The response flow should be simple:
- Deny the prompt.
- Report it immediately.
- Review recent sign-in logs if available.
- Reset the password, session, or MFA registration if the event looks credible.
- Check whether the user clicked a phishing link or exposed a token just before the prompts started.
The point is not creating panic around every denied push. It is removing hesitation. A user should never wonder whether reporting a suspicious prompt is overreacting.
Pro Tip: Treat repeated unexpected MFA prompts as a signal to inspect the surrounding workflow, not just the single account. The real issue may be phishing, password reuse, stale sessions, or an over-broad admin path elsewhere.
10. Make MFA fatigue part of onboarding and offboarding
This topic should not live only in annual awareness training.
Include it when:
- onboarding new employees to core apps
- enrolling phones or passkeys
- assigning admin roles
- changing who owns finance or IT workflows
- offboarding staff and reviewing trusted devices
That is how teams keep the issue operational instead of theoretical.

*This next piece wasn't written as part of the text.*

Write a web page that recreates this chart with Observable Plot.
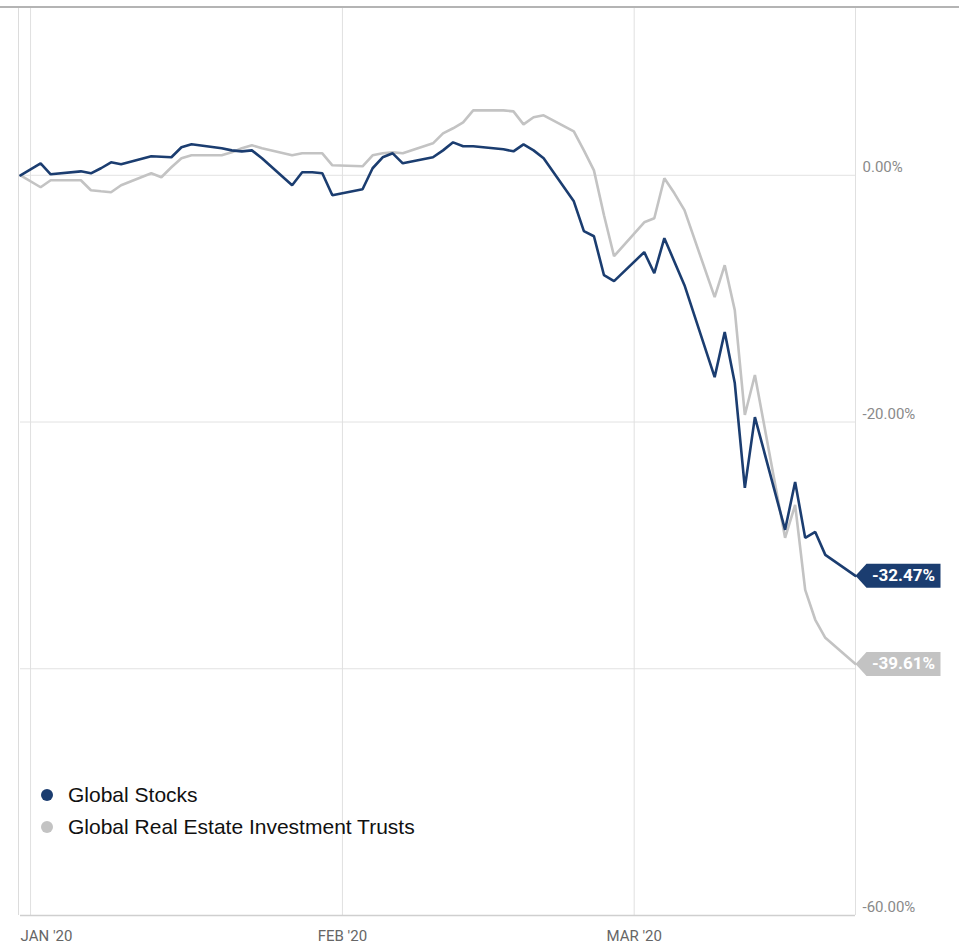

A practical 30-day reset for small teams
If your company already uses MFA widely but still sees risky approval behavior, use a short reset:
Week 1
- identify the accounts and apps generating the most prompts
- turn on number matching or richer approval context where possible
- define the one-sentence rule for unexpected prompts
Week 2
- review admin, finance, email, and password-vault MFA methods
- move higher-risk roles toward passkeys or hardware-backed methods
- check backup codes and recovery ownership
Week 3
- clean up stale devices, shared accounts, and unnecessary app connections
- review phone baselines for users who approve sensitive sign-ins
- document the suspicious-prompt response flow
Week 4
- reinforce the rule in onboarding and team reminders
- test whether employees know where to report prompt abuse
- review whether prompt volume dropped after cleanup
That is not a glamorous project. It is still one of the most practical ways to make identity controls behave the way the policy says they already do.
Final takeaway
MFA fatigue is what happens when a security control stays technically present but loses clarity in daily use.
Small teams do not need to give up on push-based MFA overnight. They do need to reduce noisy prompts, use stronger methods for the accounts that matter most, tighten recovery paths, and teach employees that an unexpected prompt is a security event, not a minor interruption.
The goal in 2026 is not just more authentication. It is more deliberate authentication.